**PROVIDED INFORMATION**
▼

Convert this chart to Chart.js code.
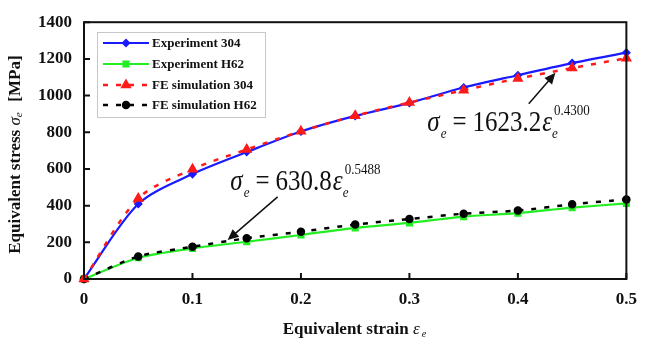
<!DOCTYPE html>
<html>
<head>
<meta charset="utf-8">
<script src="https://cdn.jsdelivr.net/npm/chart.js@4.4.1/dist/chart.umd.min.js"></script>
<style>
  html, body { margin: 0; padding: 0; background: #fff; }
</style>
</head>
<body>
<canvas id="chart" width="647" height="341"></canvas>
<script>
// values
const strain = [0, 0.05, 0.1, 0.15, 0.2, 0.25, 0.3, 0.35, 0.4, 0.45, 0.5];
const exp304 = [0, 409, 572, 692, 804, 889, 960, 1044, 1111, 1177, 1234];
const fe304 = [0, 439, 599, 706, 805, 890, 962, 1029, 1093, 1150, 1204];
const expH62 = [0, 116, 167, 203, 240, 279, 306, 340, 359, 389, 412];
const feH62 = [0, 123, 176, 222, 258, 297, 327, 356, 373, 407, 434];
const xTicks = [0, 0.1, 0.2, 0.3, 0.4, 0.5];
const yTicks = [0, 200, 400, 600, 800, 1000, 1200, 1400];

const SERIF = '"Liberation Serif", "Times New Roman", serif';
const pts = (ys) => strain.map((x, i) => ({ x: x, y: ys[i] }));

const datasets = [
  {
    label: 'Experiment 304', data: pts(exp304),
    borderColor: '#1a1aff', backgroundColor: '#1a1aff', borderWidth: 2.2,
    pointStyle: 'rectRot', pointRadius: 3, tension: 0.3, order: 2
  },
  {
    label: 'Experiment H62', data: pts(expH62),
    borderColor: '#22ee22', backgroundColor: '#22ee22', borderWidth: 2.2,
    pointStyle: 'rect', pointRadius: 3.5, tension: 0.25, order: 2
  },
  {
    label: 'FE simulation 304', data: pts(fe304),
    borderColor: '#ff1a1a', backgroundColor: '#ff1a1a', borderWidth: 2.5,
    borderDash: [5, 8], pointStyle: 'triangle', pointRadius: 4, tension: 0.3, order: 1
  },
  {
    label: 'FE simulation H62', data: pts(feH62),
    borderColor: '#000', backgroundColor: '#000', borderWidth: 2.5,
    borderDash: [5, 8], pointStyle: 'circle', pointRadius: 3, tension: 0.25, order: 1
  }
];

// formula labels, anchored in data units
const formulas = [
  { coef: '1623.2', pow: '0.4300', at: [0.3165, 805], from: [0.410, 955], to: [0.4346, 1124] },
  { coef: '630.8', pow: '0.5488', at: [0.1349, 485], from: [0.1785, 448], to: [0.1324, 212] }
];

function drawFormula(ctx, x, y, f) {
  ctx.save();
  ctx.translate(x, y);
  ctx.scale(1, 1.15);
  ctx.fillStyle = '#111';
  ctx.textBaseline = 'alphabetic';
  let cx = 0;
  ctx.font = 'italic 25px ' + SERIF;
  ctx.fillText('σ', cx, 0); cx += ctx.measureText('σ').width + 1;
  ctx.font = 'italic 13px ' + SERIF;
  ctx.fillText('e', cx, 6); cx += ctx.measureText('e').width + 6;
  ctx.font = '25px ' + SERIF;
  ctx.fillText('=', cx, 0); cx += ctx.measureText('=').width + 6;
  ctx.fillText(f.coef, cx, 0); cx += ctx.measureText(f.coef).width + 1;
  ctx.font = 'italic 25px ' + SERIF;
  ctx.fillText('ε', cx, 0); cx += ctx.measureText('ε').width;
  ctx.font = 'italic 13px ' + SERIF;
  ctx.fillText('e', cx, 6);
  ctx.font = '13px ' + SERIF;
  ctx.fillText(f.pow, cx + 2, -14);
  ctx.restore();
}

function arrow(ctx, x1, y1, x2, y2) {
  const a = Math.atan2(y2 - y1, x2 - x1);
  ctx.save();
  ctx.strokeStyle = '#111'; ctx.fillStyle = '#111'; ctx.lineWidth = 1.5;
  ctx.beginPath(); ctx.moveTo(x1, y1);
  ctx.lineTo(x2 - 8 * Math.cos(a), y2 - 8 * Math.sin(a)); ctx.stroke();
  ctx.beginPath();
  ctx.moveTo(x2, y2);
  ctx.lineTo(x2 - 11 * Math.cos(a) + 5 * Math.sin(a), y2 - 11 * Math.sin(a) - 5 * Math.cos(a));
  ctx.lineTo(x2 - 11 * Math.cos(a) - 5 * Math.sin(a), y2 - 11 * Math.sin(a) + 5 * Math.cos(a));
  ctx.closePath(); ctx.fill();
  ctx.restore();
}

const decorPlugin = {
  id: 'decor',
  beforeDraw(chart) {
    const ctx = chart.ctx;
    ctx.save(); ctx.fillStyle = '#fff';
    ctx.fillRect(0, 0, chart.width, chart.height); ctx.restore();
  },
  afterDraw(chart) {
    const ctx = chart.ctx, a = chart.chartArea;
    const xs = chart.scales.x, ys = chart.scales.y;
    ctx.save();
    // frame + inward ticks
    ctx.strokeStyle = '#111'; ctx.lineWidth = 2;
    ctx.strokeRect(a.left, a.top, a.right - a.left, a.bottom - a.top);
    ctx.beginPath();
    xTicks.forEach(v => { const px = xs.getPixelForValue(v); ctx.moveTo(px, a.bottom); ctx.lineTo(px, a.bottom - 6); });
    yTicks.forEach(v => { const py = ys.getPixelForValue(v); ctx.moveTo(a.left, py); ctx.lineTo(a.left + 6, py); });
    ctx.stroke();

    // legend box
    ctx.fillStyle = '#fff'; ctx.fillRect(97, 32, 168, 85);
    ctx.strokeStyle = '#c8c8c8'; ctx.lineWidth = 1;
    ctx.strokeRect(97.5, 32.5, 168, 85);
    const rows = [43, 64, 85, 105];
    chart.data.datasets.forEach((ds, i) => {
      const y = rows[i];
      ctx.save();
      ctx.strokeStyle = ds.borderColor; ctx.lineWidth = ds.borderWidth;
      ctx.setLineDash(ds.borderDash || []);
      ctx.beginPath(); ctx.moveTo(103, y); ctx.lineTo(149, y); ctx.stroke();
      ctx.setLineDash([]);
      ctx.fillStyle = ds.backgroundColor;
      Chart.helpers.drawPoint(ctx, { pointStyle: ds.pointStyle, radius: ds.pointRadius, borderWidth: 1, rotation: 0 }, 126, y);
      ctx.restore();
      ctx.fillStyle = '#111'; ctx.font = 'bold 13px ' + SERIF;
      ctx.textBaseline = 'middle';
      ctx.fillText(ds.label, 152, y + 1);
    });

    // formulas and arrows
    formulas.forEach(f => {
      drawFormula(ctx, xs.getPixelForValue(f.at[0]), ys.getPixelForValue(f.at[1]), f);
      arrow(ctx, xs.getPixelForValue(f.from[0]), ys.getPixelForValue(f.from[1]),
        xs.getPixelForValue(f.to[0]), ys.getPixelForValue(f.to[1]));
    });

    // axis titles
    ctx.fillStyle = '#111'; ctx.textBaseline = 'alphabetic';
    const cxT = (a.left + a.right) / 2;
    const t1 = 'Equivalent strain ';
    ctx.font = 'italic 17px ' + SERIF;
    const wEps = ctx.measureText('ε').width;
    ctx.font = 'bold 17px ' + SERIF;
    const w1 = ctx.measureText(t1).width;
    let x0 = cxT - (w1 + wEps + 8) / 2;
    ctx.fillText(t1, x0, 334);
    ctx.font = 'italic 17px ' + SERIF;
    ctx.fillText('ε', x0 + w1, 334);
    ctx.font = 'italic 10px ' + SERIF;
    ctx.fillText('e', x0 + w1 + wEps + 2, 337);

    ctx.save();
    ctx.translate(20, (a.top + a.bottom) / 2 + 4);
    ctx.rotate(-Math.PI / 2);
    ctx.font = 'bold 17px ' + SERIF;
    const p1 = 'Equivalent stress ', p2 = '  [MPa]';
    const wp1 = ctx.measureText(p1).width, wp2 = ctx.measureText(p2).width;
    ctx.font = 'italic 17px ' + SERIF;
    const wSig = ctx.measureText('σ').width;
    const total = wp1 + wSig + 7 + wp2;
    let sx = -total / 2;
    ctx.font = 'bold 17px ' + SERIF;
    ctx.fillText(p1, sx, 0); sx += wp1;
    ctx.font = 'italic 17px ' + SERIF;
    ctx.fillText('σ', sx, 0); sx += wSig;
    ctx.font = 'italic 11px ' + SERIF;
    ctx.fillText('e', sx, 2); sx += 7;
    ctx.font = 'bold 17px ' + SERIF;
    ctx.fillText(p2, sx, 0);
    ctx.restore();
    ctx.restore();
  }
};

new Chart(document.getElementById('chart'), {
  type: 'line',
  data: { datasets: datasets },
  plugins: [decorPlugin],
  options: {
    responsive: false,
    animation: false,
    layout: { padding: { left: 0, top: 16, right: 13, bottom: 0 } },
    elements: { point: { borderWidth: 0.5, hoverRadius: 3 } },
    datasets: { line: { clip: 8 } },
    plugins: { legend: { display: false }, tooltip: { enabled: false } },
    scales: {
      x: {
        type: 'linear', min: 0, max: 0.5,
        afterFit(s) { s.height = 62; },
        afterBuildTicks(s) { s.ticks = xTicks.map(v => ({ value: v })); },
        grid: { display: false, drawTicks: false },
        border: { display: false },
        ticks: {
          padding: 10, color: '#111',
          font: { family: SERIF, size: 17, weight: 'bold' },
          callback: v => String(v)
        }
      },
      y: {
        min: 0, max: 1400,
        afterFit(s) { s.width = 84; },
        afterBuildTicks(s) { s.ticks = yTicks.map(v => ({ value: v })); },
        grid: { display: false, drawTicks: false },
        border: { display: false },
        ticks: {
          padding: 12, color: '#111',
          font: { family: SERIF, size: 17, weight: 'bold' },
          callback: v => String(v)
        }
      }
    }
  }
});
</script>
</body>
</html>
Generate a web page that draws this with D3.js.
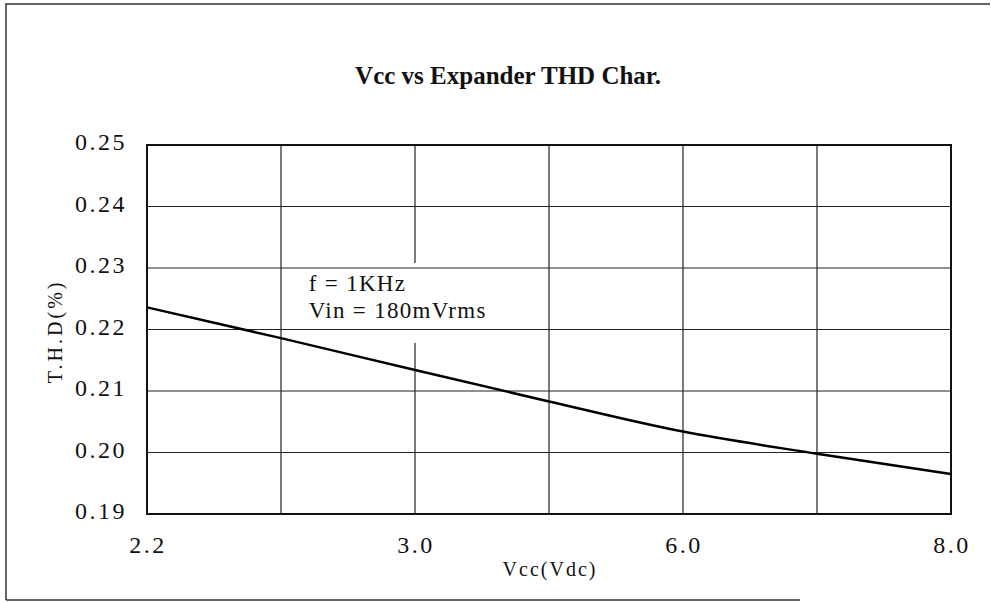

▲

Scan the material above for the string "this" and return the lines that hold it.

**FINISHED EXERCISE**
Convert this chart to Chart.js code.
Generate a web page that draws this with D3.js.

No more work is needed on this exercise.